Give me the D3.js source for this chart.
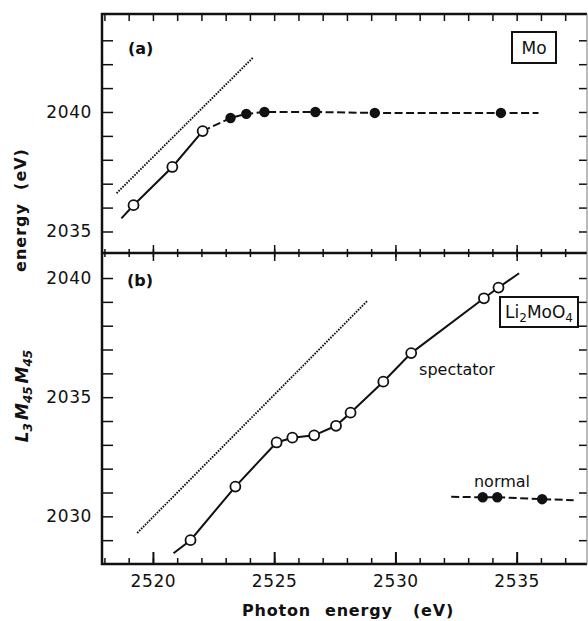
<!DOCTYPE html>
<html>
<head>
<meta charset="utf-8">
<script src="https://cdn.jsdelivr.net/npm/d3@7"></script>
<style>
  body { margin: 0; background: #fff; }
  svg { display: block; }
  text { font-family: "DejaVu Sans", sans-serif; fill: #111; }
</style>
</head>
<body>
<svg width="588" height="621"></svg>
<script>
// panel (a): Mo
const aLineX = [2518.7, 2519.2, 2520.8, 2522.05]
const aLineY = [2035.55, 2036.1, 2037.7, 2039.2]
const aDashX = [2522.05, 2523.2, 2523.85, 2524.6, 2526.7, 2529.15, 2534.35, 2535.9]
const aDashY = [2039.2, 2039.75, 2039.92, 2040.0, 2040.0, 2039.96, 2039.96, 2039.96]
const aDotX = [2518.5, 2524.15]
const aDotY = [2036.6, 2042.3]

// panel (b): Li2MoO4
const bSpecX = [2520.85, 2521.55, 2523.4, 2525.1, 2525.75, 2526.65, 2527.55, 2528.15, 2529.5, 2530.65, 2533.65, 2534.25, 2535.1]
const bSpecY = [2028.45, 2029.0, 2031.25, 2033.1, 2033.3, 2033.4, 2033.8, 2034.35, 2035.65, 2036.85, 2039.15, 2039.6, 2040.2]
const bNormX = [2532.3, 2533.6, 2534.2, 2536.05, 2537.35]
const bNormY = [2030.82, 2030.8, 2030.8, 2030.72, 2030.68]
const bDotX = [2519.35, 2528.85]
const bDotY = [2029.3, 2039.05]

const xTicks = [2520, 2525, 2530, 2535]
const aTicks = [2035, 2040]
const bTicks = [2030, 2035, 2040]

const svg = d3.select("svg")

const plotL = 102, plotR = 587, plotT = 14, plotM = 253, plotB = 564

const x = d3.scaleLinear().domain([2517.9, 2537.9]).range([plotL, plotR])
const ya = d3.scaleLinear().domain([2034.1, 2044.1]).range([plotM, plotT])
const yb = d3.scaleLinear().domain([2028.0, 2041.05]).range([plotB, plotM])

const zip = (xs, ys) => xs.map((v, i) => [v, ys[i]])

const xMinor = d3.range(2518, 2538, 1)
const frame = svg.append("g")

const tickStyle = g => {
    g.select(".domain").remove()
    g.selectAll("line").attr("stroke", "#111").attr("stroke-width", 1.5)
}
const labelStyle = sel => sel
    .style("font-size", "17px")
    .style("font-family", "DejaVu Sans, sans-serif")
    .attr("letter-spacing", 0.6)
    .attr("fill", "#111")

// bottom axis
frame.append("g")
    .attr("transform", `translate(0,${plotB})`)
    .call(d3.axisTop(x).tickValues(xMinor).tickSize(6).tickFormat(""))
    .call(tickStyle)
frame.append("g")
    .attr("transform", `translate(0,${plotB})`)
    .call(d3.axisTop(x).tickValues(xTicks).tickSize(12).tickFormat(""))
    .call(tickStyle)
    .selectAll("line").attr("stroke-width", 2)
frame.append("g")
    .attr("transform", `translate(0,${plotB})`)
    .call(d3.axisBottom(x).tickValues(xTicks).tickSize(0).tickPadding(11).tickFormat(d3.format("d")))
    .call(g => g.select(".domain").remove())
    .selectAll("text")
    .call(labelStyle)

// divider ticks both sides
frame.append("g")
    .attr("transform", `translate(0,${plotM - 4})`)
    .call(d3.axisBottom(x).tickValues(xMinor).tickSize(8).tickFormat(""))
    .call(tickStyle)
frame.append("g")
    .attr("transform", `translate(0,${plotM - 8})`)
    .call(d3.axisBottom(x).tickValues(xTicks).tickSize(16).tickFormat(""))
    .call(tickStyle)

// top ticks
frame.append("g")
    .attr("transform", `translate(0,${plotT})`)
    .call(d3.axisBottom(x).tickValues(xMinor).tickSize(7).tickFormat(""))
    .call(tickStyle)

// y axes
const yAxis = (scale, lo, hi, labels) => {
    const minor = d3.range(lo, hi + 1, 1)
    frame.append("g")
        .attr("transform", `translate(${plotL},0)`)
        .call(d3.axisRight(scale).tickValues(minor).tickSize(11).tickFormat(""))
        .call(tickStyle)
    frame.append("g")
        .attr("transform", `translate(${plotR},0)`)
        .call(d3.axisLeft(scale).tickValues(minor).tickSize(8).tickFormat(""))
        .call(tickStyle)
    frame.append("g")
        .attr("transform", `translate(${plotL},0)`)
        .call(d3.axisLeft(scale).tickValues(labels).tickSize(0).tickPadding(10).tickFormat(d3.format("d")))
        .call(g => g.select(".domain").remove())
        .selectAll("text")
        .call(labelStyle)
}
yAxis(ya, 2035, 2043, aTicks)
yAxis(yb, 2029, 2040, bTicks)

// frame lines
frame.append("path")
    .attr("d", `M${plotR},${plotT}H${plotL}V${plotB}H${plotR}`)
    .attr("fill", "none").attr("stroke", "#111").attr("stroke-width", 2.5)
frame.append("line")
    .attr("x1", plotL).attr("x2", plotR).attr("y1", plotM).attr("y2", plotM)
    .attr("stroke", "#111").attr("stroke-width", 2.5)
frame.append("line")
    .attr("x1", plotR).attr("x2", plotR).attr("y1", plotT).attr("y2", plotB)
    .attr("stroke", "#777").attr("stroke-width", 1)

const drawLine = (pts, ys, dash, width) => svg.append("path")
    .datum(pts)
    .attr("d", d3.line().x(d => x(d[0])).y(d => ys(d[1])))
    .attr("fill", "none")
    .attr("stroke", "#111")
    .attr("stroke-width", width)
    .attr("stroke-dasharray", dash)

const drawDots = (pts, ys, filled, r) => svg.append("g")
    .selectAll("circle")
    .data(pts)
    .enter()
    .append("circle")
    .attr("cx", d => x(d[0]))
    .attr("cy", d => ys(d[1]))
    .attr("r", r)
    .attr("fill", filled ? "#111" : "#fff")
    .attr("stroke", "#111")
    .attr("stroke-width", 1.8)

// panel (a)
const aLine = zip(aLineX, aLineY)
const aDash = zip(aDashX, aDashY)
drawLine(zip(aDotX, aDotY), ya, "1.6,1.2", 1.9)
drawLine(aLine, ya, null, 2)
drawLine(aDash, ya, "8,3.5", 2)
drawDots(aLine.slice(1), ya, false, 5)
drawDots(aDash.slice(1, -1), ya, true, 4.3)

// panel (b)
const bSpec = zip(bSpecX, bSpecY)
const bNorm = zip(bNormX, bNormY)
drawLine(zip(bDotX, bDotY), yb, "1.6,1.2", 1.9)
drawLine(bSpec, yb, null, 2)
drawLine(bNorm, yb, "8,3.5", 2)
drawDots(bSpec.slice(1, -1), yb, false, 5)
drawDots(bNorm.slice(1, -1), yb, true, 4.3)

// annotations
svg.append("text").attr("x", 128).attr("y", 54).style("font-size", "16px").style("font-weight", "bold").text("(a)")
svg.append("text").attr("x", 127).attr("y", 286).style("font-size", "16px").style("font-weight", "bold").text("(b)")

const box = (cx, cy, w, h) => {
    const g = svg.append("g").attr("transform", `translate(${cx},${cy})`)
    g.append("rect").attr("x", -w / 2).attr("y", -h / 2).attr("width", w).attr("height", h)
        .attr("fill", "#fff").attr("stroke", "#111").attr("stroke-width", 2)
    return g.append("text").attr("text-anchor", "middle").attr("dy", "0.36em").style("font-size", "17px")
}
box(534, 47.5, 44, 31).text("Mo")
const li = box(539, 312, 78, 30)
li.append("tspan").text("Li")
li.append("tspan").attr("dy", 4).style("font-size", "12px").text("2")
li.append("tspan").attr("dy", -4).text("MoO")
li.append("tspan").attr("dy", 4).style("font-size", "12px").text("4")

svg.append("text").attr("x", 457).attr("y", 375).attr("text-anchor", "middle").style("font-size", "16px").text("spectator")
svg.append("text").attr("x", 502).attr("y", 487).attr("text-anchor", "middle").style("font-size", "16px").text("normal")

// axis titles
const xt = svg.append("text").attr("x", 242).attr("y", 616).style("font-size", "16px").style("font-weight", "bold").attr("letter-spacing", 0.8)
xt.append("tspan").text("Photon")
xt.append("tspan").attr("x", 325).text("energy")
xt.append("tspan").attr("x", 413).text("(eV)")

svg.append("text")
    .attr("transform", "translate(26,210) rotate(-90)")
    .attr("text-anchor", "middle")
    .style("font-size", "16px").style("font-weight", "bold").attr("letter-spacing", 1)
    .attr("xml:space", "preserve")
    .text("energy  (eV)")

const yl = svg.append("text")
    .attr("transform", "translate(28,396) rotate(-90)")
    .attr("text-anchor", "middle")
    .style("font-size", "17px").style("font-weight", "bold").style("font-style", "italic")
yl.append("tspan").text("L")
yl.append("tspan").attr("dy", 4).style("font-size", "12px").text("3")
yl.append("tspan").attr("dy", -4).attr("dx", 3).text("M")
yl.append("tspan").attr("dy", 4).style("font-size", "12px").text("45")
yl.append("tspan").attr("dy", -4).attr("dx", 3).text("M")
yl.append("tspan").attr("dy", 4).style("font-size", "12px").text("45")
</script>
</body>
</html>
==
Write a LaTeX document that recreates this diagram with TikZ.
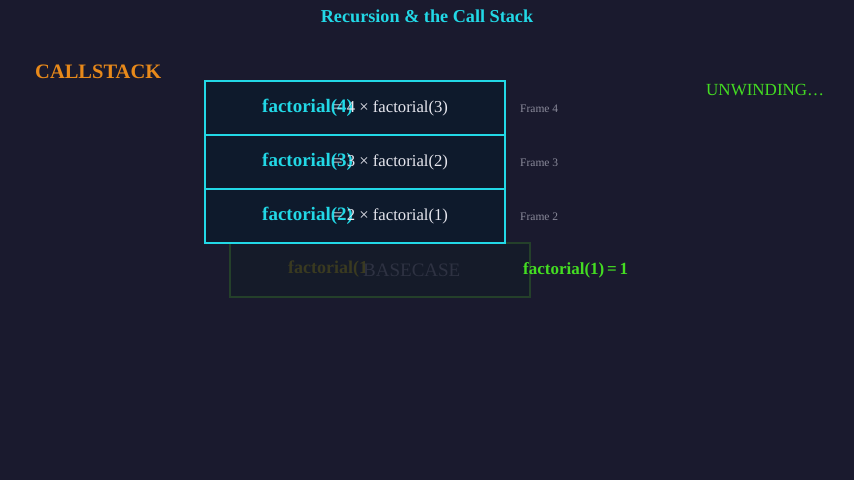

#### Instruction
Everything from the line with "Give me the D3.js source for this chart." down to the line with "const aDotY = [2036.6, 2042.3]" in the data above should be copied exactly, with both end lines kept and the pictures left out.

#### Completed task
Give me the D3.js source for this chart.
<!DOCTYPE html>
<html>
<head>
<meta charset="utf-8">
<script src="https://cdn.jsdelivr.net/npm/d3@7"></script>
<style>
  body { margin: 0; background: #fff; }
  svg { display: block; }
  text { font-family: "DejaVu Sans", sans-serif; fill: #111; }
</style>
</head>
<body>
<svg width="588" height="621"></svg>
<script>
// panel (a): Mo
const aLineX = [2518.7, 2519.2, 2520.8, 2522.05]
const aLineY = [2035.55, 2036.1, 2037.7, 2039.2]
const aDashX = [2522.05, 2523.2, 2523.85, 2524.6, 2526.7, 2529.15, 2534.35, 2535.9]
const aDashY = [2039.2, 2039.75, 2039.92, 2040.0, 2040.0, 2039.96, 2039.96, 2039.96]
const aDotX = [2518.5, 2524.15]
const aDotY = [2036.6, 2042.3]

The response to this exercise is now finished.